Die Christlichdemokratische Volkspartei (CVP), die Freisinnig-Demokratische Partei (FDP), die Bürgerlich-Demokratische Partei (BDP) und die Grünen sowie die Banken haben dagegen Zustimmung signalisiert.

EU will Abkommen prüfen

Brüssel will das nachgebesserte Steuerabkommen zwischen Deutschland und der Schweiz überprüfen. Es geht darum, ob EU-Regeln eingehalten werden. Die EU-Behörde habe gegenüber Berlin ihre Bedenken im Hinblick auf die ursprüngliche Abmachung sehr deutlich gemacht, sagte die Sprecherin von EU-Binnenmarktkommissar Michel Barnier der Nachrichtenagentur in Brüssel. Die Sprecherin kommentierte das neue Abkommen im Detail nicht. „Wir werden unsere Bewertung erst nach einer gründlichen Analyse der Ergänzungen abgeben“, sagte die Sprecherin.
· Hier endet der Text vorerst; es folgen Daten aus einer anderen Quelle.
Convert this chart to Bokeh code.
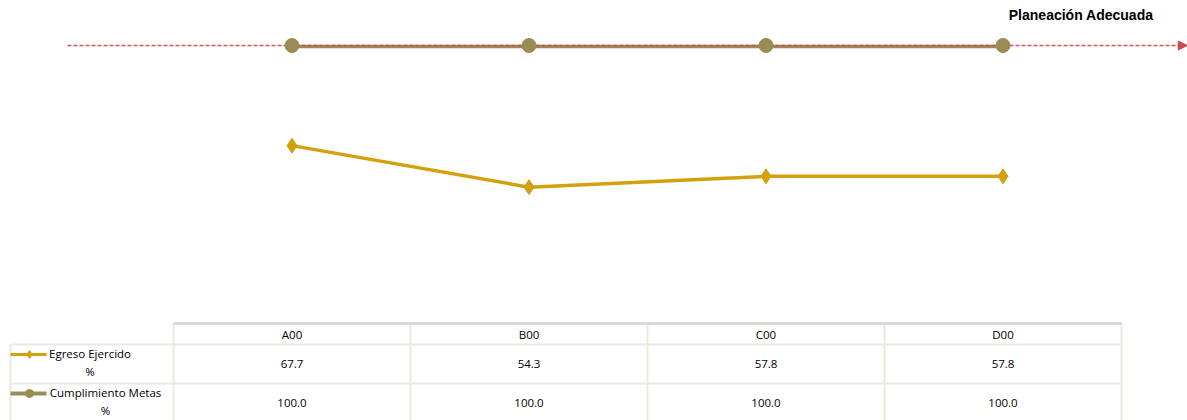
from bokeh.plotting import figure
from bokeh.models import Range1d, Arrow, NormalHead, Label
from bokeh.core.properties import value
from bokeh.embed import file_html
from bokeh.resources import INLINE

# ---- data ----
categories = ["A00", "B00", "C00", "D00"]
egreso = [67.7, 54.3, 57.8, 57.8]
cumplimiento = [100.0, 100.0, 100.0, 100.0]
series_names = ["Egreso Ejercido\n%", "Cumplimiento Metas\n%"]
target = 100.0
title = "Planeación Adecuada"

# ---- layout constants (pixels) ----
W, H = 1187, 420
CAT_W = 237.0          # px per category
CAT0 = 291.5           # px of first category center
PX_PER_UNIT = 3.1
Y100 = 45.0            # px from top of value 100

x0 = -CAT0 / CAT_W
x1 = (W - CAT0) / CAT_W
ytop = 100 + Y100 / PX_PER_UNIT
ybot = 100 - (H - Y100) / PX_PER_UNIT

def px2x(px):
    return x0 + px / CAT_W

GOLD = "#d4a10c"
OLIVE = "#998c54"
RED = "#d0494d"
GRID = "#ece9dd"
FONT = "Open Sans"

p = figure(width=W, height=H, x_range=Range1d(x0, x1), y_range=Range1d(ybot, ytop),
           x_axis_type=None, y_axis_type=None, toolbar_location=None,
           output_backend="svg", min_border=0, outline_line_color=None)
p.extra_y_ranges = {"px": Range1d(H, 0)}
p.xgrid.visible = False
p.ygrid.visible = False

xs = list(range(len(categories)))

# olive series line (below), target dashed line, then markers
p.line(xs, [v - 0.3 for v in cumplimiento], line_color=OLIVE, line_width=3.5)
x_tip = x1 - 0.001
p.line([px2x(67), x_tip - 0.03], [target, target], line_color=RED, line_width=1.5,
       line_dash="4 2", line_alpha=0.95)
p.add_layout(Arrow(x_start=x_tip - 0.035, y_start=target, x_end=x_tip, y_end=target,
                   line_alpha=0, line_width=1,
                   end=NormalHead(size=9, fill_color=RED, line_color=RED)))
p.scatter(xs, cumplimiento, marker="circle", size=14, fill_color=OLIVE, line_color=OLIVE)
p.line(xs, egreso, line_color=GOLD, line_width=3.5)
p.scatter(xs, egreso, marker="diamond", size=15, fill_color=GOLD, line_color=GOLD)

# title
p.add_layout(Label(x=1153, y=H - 14, x_units="screen", y_units="screen", text=title,
                   text_font="Liberation Sans", text_font_style="bold", text_font_size="14px",
                   text_align="right", text_baseline="middle", text_color="#000000"))

# ---- data table ----
ROW_TOP, ROW1, ROW2, ROW_BOT = 323, 344, 383, 421
LBL_L = 10
col_edges = [i - 0.5 for i in range(len(categories) + 1)]
p.segment(x0=col_edges, y0=[ROW_TOP] * len(col_edges), x1=col_edges, y1=[ROW_BOT] * len(col_edges),
          line_color=GRID, line_width=2, y_range_name="px")
p.segment(x0=[px2x(LBL_L)], y0=[ROW1], x1=[px2x(LBL_L)], y1=[ROW_BOT],
          line_color=GRID, line_width=2, y_range_name="px")
p.segment(x0=[col_edges[0]], y0=[ROW_TOP], x1=[col_edges[-1]], y1=[ROW_TOP],
          line_color="#d9d9d9", line_width=3, y_range_name="px")
p.segment(x0=[px2x(LBL_L)] * 2, y0=[ROW1, ROW2], x1=[col_edges[-1]] * 2, y1=[ROW1, ROW2],
          line_color=GRID, line_width=2, y_range_name="px")

TS = "11.5px"
p.text(x=xs, y=[334] * len(xs), text=categories, y_range_name="px",
       text_font=value(FONT), text_font_size=TS, text_align="center",
       text_baseline="middle", text_color="#000000")
row_ys = [363, 402]
for vals, ry in zip([egreso, cumplimiento], row_ys):
    p.text(x=xs, y=[ry] * len(xs), text=[f"{v:.1f}" for v in vals], y_range_name="px",
           text_font=value(FONT), text_font_size=TS, text_align="center",
           text_baseline="middle", text_color="#000000")

# legend labels (two-line, centered)
lbl_x = [px2x(89.5), px2x(105)]
lbl_y = [362, 401]
for name, lx, ly in zip(series_names, lbl_x, lbl_y):
    p.text(x=[lx], y=[ly], text=[name], y_range_name="px",
           text_font=value(FONT), text_font_size=TS, text_align="center",
           text_baseline="middle", text_color="#000000", text_line_height=1.2)

# legend symbols
sym_y = [354, 393]
p.line([px2x(10), px2x(46)], [sym_y[0]] * 2, line_color=GOLD, line_width=3, y_range_name="px")
p.scatter([px2x(29)], [sym_y[0]], marker="diamond", size=8, fill_color=GOLD, line_color=GOLD, y_range_name="px")
p.line([px2x(10), px2x(46)], [sym_y[1]] * 2, line_color=OLIVE, line_width=4, y_range_name="px")
p.scatter([px2x(29)], [sym_y[1]], marker="circle", size=8, fill_color=OLIVE, line_color=OLIVE, y_range_name="px")

open("out.html", "w").write(file_html(p, INLINE))
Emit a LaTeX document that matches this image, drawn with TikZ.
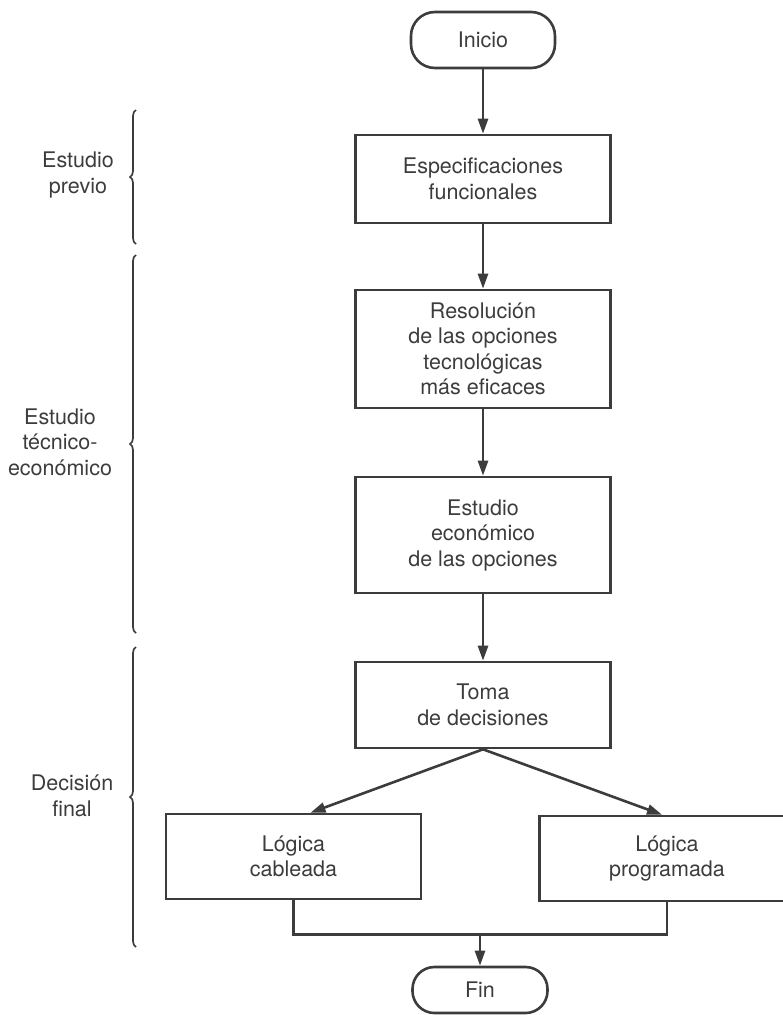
\documentclass[tikz,border=0pt]{standalone}
\usepackage{fontspec}
\setmainfont{TeX Gyre Heros}
\usetikzlibrary{arrows.meta,decorations.pathreplacing}
\definecolor{ink}{HTML}{3c3c3c}

\begin{document}
\begin{tikzpicture}[x=1pt, y=-1pt,
    font=\fontsize{21.5}{25.5}\selectfont, text=ink,
    caja/.style={draw=ink, line width=2.6pt, minimum width=255pt, align=center, inner sep=0pt},
    terminal/.style={draw=ink, line width=2.6pt, rounded corners=24pt, minimum width=144pt, minimum height=56pt},
    flecha/.style={draw=ink, line width=2.6pt, -{Triangle[length=15pt,width=10pt]}},
    linea/.style={draw=ink, line width=2.6pt},
    llave/.style={draw=ink, line width=1.7pt, decorate, decoration={brace, amplitude=6pt}},
    etapa/.style={align=center}]
    \useasboundingbox (0,0) rectangle (783,1015);
    \clip (0,0) rectangle (783,1015);
    % flujo principal
    \node[terminal] (inicio) at (483,40) {Inicio};
    \node[caja, minimum height=88pt ] (espec)      at (483,179)   {Especificaciones\\funcionales};
    \node[caja, minimum height=118pt] (resol)      at (483,349)   {Resolución\\de las opciones\\tecnológicas\\más eficaces};
    \node[caja, minimum height=116pt] (econ)       at (483,535)   {Estudio\\económico\\de las opciones};
    \node[caja, minimum height=86pt ] (toma)       at (483,705)   {Toma\\de decisiones};
    \node[caja, minimum height=85pt ] (cableada)   at (293.5,856.5) {Lógica\\cableada};
    \node[caja, minimum height=85pt ] (programada) at (667,858.5) {Lógica\\programada};
    \node[terminal, minimum width=135pt, minimum height=46pt, rounded corners=22pt] (fin) at (480,990) {Fin};
    \coordinate (union) at (480,933);
    \draw[flecha] (inicio) -- (espec);
    \draw[flecha] (espec)  -- (resol);
    \draw[flecha] (resol)  -- (econ);
    \draw[flecha] (econ)   -- (toma);
    \draw[flecha] (toma.south) -- ([xshift=17pt]cableada.north);
    \draw[flecha] (toma.south) -- ([xshift=-5pt]programada.north);
    \draw[linea]  (cableada.south) -- ++(0,34) -| (programada.south);
    \draw[flecha] (union) -- (fin);
    % etapas
    \draw[llave] (136,244) -- (136,110);
    \draw[llave] (136,633) -- (136,255);
    \draw[llave] (136,947) -- (136,647);
    \node[etapa] (previo)  at (78,175) {Estudio\\previo};
    \node[etapa] (tecnico) at (60,442) {Estudio\\técnico-\\económico};
    \node[etapa] (final)   at (72,796) {Decisión\\final};
\end{tikzpicture}
\end{document}
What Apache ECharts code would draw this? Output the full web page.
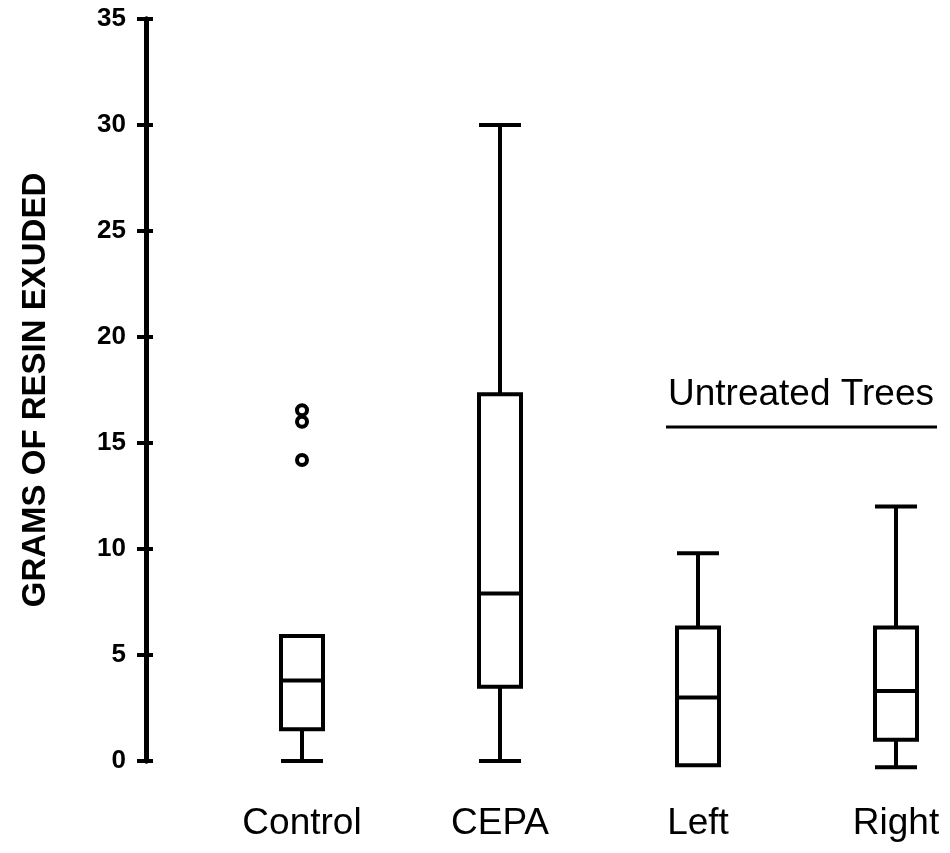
<!DOCTYPE html>
<html lang="en">
<head>
  <meta charset="UTF-8">
  <title>Grams of resin exuded</title>
  <style>
    html, body { margin: 0; padding: 0; width: 100%; height: 100%; background: #fff; }
    #chart { width: 950px; height: 853px; }
  </style>
  <script src="https://cdn.jsdelivr.net/npm/echarts@6/dist/echarts.min.js"></script>
</head>
<body>
  <div id="chart"></div>
  <script>
    // groups along the bottom
    const categories = ['Control', 'CEPA', 'Left', 'Right'];
    // [min, Q1, median, Q3, max]
    const boxValues = [
      [0, 1.5, 3.8, 5.9, 5.9],
      [0, 3.5, 7.9, 17.3, 30],
      [-0.2, -0.2, 3.0, 6.3, 9.8],
      [-0.3, 1.0, 3.3, 6.3, 12]
    ];
    // outliers: [category index, value]
    const outliers = [[0, 14.2], [0, 16.0], [0, 16.55]];
    const yTicks = { min: 0, max: 35, interval: 5 };

    const myChart = echarts.init(document.getElementById('chart'));

    const axisLineStyle = { color: '#000', width: 5 };

    const option = {
      backgroundColor: '#fff',
      animation: false,
      // band of 198px per group, last band runs past the right edge
      grid: { left: 203, width: 792, top: 19, bottom: 92, outerBoundsMode: 'none' },
      xAxis: {
        type: 'category',
        data: categories,
        axisLine: { show: false },
        axisTick: { show: false },
        axisLabel: {
          margin: 44,
          color: '#000',
          fontSize: 37,
          fontFamily: 'Liberation Sans, Arial, sans-serif'
        },
        splitLine: { show: false }
      },
      yAxis: [
        {
          type: 'value',
          position: 'left',
          offset: 57,
          min: yTicks.min,
          max: yTicks.max,
          interval: yTicks.interval,
          name: 'GRAMS OF RESIN EXUDED',
          nameLocation: 'middle',
          nameRotate: 90,
          nameGap: 94,
          nameTextStyle: {
            color: '#000',
            fontSize: 33,
            fontWeight: 'bold',
            fontFamily: 'Liberation Sans, Arial, sans-serif'
          },
          axisLine: { show: true, lineStyle: axisLineStyle },
          axisTick: { show: true, inside: false, length: 9, lineStyle: { color: '#000', width: 4 } },
          axisLabel: {
            margin: 20,
            color: '#000',
            fontSize: 26,
            fontWeight: 'bold',
            fontFamily: 'Liberation Sans, Arial, sans-serif'
          },
          splitLine: { show: false }
        },
        {
          // inner half of the crossing ticks
          type: 'value',
          position: 'left',
          offset: 57,
          min: yTicks.min,
          max: yTicks.max,
          interval: yTicks.interval,
          axisLine: { show: true, lineStyle: axisLineStyle },
          axisTick: { show: true, inside: true, length: 7, lineStyle: { color: '#000', width: 4 } },
          axisLabel: { show: false },
          splitLine: { show: false }
        }
      ],
      graphic: [
        {
          type: 'text',
          left: 668,
          top: 376,
          style: {
            text: 'Untreated Trees',
            fill: '#000',
            font: '37px Liberation Sans, Arial, sans-serif'
          }
        },
        {
          type: 'line',
          shape: { x1: 666, y1: 427, x2: 937, y2: 427 },
          style: { stroke: '#000', lineWidth: 3 }
        }
      ],
      series: [
        {
          type: 'boxplot',
          data: boxValues,
          boxWidth: [42, 42],
          itemStyle: { color: '#fff', borderColor: '#000', borderWidth: 4 },
          emphasis: { disabled: true }
        },
        {
          type: 'scatter',
          data: outliers,
          symbol: 'circle',
          symbolSize: 10,
          itemStyle: { color: '#fff', borderColor: '#000', borderWidth: 4, opacity: 1 },
          emphasis: { disabled: true },
          z: 3
        }
      ]
    };

    myChart.setOption(option);
  </script>
</body>
</html>
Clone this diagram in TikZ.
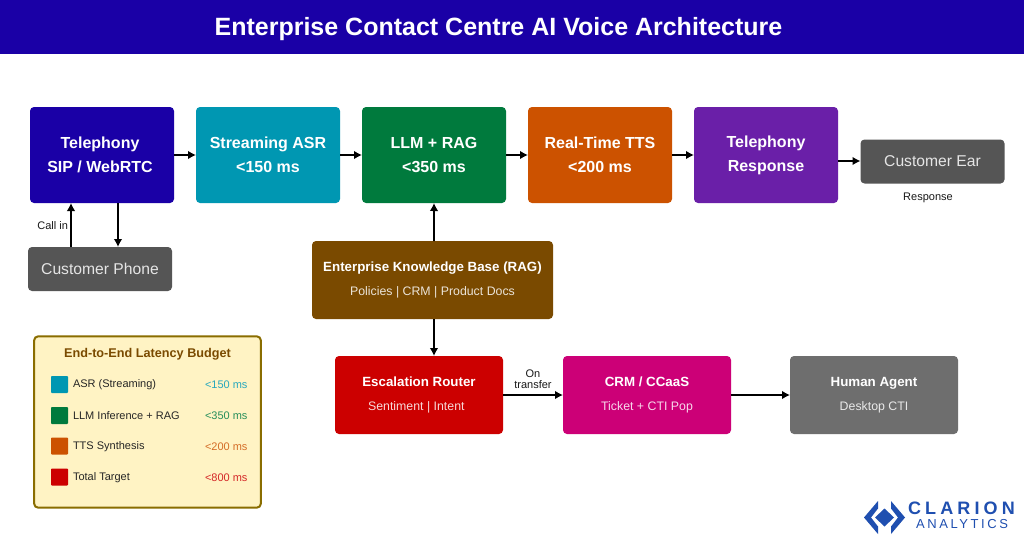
\documentclass[tikz,border=0pt]{standalone}
\usepackage{fontspec}
\usetikzlibrary{arrows.meta}
\setmainfont{Liberation Sans}
\newfontfamily\logobig[LetterSpace=23]{Liberation Sans}
\newfontfamily\logosmall[LetterSpace=20]{Liberation Sans}
\definecolor{cTel}{HTML}{1A00A6}
\definecolor{cAsr}{HTML}{0097B2}
\definecolor{cLlm}{HTML}{007A3D}
\definecolor{cTts}{HTML}{CC5200}
\definecolor{cResp}{HTML}{6A1FA8}
\definecolor{cCust}{HTML}{555555}
\definecolor{cKb}{HTML}{7A4A00}
\definecolor{cEsc}{HTML}{CC0000}
\definecolor{cCrm}{HTML}{CC0077}
\definecolor{cAgent}{HTML}{6E6E6E}
\definecolor{cPaper}{HTML}{FFF3C4}
\definecolor{cEdge}{HTML}{8A6D00}
\definecolor{cLogo}{HTML}{1F4FB0}
\newcommand{\subline}[2]{{\fontsize{9.25}{12}\selectfont\mdseries\color{white!85!#1}#2}}
\begin{document}
\begin{tikzpicture}[x=.75pt, y=-.75pt,
	every node/.style={inner sep=0pt, outer sep=0pt, align=center},
	stage/.style={fill=#1, rounded corners=3pt, text=white, minimum width=108pt, minimum height=72pt, font=\fontsize{12}{18}\selectfont\bfseries},
	wide/.style={fill=#1, rounded corners=3pt, text=white, minimum width=126pt, minimum height=58.5pt, font=\fontsize{10}{13}\selectfont\bfseries},
	cust/.style={fill=cCust, rounded corners=3pt, text=white!90!black, minimum width=108pt, minimum height=33pt, font=\fontsize{11.75}{14}\selectfont},
	swatch/.style={fill=#1, rounded corners=.6pt, minimum width=12.75pt, minimum height=12.75pt},
	rowname/.style={anchor=west, text=black!85, font=\fontsize{8.25}{10}\selectfont},
	rowval/.style={anchor=east, text=#1, font=\fontsize{8.25}{10}\selectfont},
	small/.style={text=black!90, font=\fontsize{8.25}{9.5}\selectfont},
	link/.style={line width=1.4pt, -{Latex[length=6pt,width=6.5pt]}}]
	\useasboundingbox (0,0) rectangle (1024,542);
	\fill[white] (0,0) rectangle (1024,542);
	\fill[cTel] (0,0) rectangle (1024,54);
	\node[text=white, font=\fontsize{18.75}{22}\selectfont\bfseries] (title) at (498.5,29) {Enterprise Contact Centre AI Voice Architecture};
	\node[stage=cTel] (tel) at (102,155) {\raisebox{-.75pt}{Telephony}\kern3pt\\\raisebox{-.75pt}{SIP / WebRTC}\kern3pt};
	\node[stage=cAsr] (asr) at (268,155) {\raisebox{-.75pt}{Streaming ASR}\\\raisebox{-.75pt}{<150 ms}};
	\node[stage=cLlm] (llm) at (434,155) {\raisebox{-.75pt}{LLM + RAG}\\\raisebox{-.75pt}{<350 ms}};
	\node[stage=cTts] (tts) at (600,155) {\raisebox{-.75pt}{Real-Time TTS}\\\raisebox{-.75pt}{<200 ms}};
	\node[stage=cResp] (resp) at (766,155) {\raisebox{-.75pt}{Telephony}\\\raisebox{-.75pt}{Response}};
	\node[cust] (ear) at (932.5,161.5) {Customer Ear};
	\node[cust] (phone) at (100,269) {Customer Phone};
	\node[small] (resplabel) at (928,198) {Response};
	\node[small, anchor=east] (calllabel) at (68,226) {Call in};
	\node[wide=cKb, minimum width=180.75pt] (kb) at (432.5,280) {Enterprise Knowledge Base (RAG)\\[5pt]\subline{cKb}{Policies | CRM | Product Docs}};
	\node[wide=cEsc] (esc) at (419,395) {Escalation Router\\[5pt]\subline{cEsc}{Sentiment | Intent}\kern4pt};
	\node[wide=cCrm] (crm) at (647,395) {CRM / CCaaS\\[5pt]\subline{cCrm}{Ticket + CTI Pop}};
	\node[wide=cAgent] (agent) at (874,395) {Human Agent\\[5pt]\subline{cAgent}{Desktop CTI}};
	\node[small] (translabel) at (533,379) {On\\[-1.5pt]transfer};
	\draw[link] (tel) to (asr);
	\draw[link] (asr) to (llm);
	\draw[link] (llm) to (tts);
	\draw[link] (tts) to (resp);
	\draw[link] ([yshift=.375pt]resp.east |- ear) to ([yshift=.375pt]ear.west);
	\draw[link] ([xshift=-21.75pt]phone.north) to ([xshift=-23.25pt]tel.south);
	\draw[link] ([xshift=12pt]tel.south) to ([xshift=13.5pt]phone.north);
	\draw[link] ([xshift=1.1pt]kb.north) to (llm.south);
	\draw[link] ([xshift=1.1pt]kb.south) to ([xshift=11.25pt]esc.north);
	\draw[link] (esc) to (crm);
	\draw[link] (crm) to (agent);
	% latency panel
	\node[fill=cPaper, draw=cEdge, line width=1.5pt, rounded corners=3pt, minimum width=170pt, minimum height=128.5pt] (budget) at (147.5,422) {};
	\node[text=cKb, font=\fontsize{9.5}{12}\selectfont\bfseries] (budgettitle) at (147.5,354) {End-to-End Latency Budget};
	\node[swatch=cAsr] (s1) at (59.5,384.5) {};
	\node[swatch=cLlm] (s2) at (59.5,415.5) {};
	\node[swatch=cTts] (s3) at (59.5,446) {};
	\node[swatch=cEsc] (s4) at (59.5,477) {};
	\node[rowname] (n1) at (73,385) {ASR (Streaming)};
	\node[rowname] (n2) at (73,416) {LLM Inference + RAG};
	\node[rowname] (n3) at (73,446.5) {TTS Synthesis};
	\node[rowname] (n4) at (73,477.5) {Total Target};
	\node[rowval=cAsr!85!white] (v1) at (247.5,385) {<150 ms};
	\node[rowval=cLlm!85!white] (v2) at (247.5,416) {<350 ms};
	\node[rowval=cTts!85!white] (v3) at (247.5,446.5) {<200 ms};
	\node[rowval=cEsc!85!white] (v4) at (247.5,477.5) {<800 ms};
	% logo
	\fill[cLogo] (878,501) -- (864,517.5) -- (878,534) -- (878,526.5) -- (871,517.5) -- (878,508.5) -- cycle;
	\fill[cLogo] (891,501) -- (905,517.5) -- (891,534) -- (891,526.5) -- (898,517.5) -- (891,508.5) -- cycle;
	\fill[cLogo] (884.5,508.5) -- (894,517.5) -- (884.5,526.5) -- (875,517.5) -- cycle;
	\node[anchor=west, text=cLogo, font=\fontsize{13.5}{14}\logobig\bfseries] (clarion) at (908,508) {CLARION};
	\node[anchor=west, text=cLogo, font=\fontsize{9.75}{11}\logosmall] (analytics) at (916,524) {ANALYTICS};
\end{tikzpicture}
\end{document}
Grundsätzlich dürften bilaterale Abkommen von EU-Ländern mit Drittstaaten nicht bereits existierende EU-Gesetze untergraben, sagte die Sprecherin. Sie wies auf die grenzüberschreitende Zinsbesteuerung hin, die die Steuerflucht in Europa eindämmen soll, und das Abkommen zwischen der EU und der Schweiz. Die EU sei gegenüber Drittstaaten generell nicht bereit, in Steuerfragen klein beizugeben. „Ein Bankgeheimnis, das Steuerflucht schützt, ist für uns nicht hinnehmbar.“

Österreich hofft auf eine Milliarde

Die Schweiz strebt ein Abkommen über eine nachträgliche Besteuerung von Schwarzgeld nicht nur mit Österreich, sondern auch mit Griechenland an, hieß es am Donnerstag in Schweizer Zeitungen. Die Regierung in Bern gehe davon aus, dass ein Durchbruch in den Verhandlungen mit Griechenland und Österreich die Opposition in Deutschland doch noch bewegen könnte, dem Steuerabkommen zuzustimmen, berichtete die „Neue Zürcher Zeitung“ (Donnerstag-Ausgabe). Österreich erwartet sich aus einem Abkommen mit der Schweiz bereits im Jahr 2013 eine Milliarde Euro an Einnahmen, die in das bereits beschlossene Sparpaket fließen sollen.